Great business ideas can come at the oddest times. For Ammar Jangbarwala and Dylan Purcell-Lowe, that moment came when they were trying to catch an overworked bartender’s attention.
“It was partly out of frustration, waiting in long lines at bars,” says Purcell-Lowe. “We both were thinking that there had to be a better way.”
The result was the Somabar, a countertop robotic bartender that can dispense your favorite cocktail in less than five seconds. From an app on your smart phone you can choose from among 300 different concoctions, all of which can be customized to suit your tastes. Want your Manhattan with rye instead of bourbon? Prefer a really strong Old Fashioned? Somabar can take care of that.
Their initial plan was to build a much larger machine that could be featured at bars and clubs. But then they hit on the idea of a sleek device that would fit on your kitchen countertop right next to your Nespresso machine.
“At that point, there had been nothing in the home for creating cocktails,” says Purcell-Lowe. We thought, ‘How cool would that be?'”
The compact design features dishwasher-friendly canisters that can be filled with your favorite liquors. The app warns you when your supplies are running low and suggests different ingredient you might want to try to increase the range of cocktails on offer.
Jangbarwala and Purcell-Lowe, who met several years ago while working at another startup company, have been adding more social aspects to the app, letting users exchange recipes with others around the world.
“It’s our way of bringing the social drinking aspect to the home,” says Jangbarwala. “It really gives you the feeling of being a mixologist.”
Initial funding for Somabar came from a 2014 Kickstarter campaign that easily beat its goal of $50,000. Those who were among the first to pledge get a break on the product, which is set to retail at $429.
These days the business partners, who are based in the WeWork Hollywood location, have been spending a lot of time in Hong Kong, where production is set to begin in the next few months.
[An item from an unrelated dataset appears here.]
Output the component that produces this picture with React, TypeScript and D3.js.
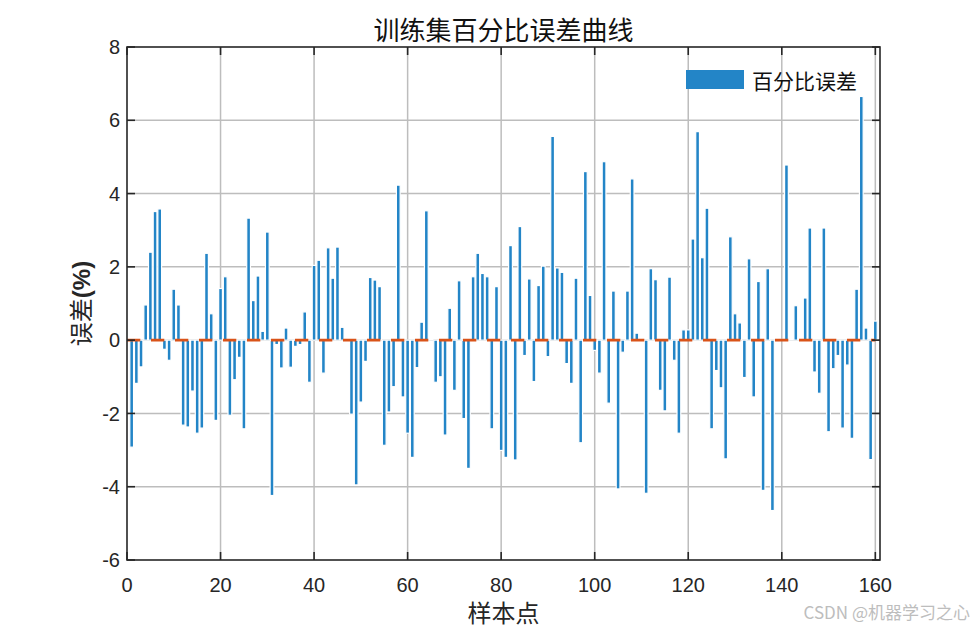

“We were just there for three weeks, and in another week we’re going back,” says Purcell-Lowe. “We’ll have to move there permanently during production. We’ll just pack up shop and go.”
The 18-hour days they’ve been logging over the past few months will be worth it, they say, when the first machines roll off the assembly line in July. They should be available in stores in December.
In the meantime, they plan to continue enjoying the prototype model they’ve been demonstrating around the country.
“We stick to the Moscow Mule,” says Purcell-Lowe, mentioning that very trendy combination of vodka, ginger beer, and lime juice. “That’s our favorite these days.”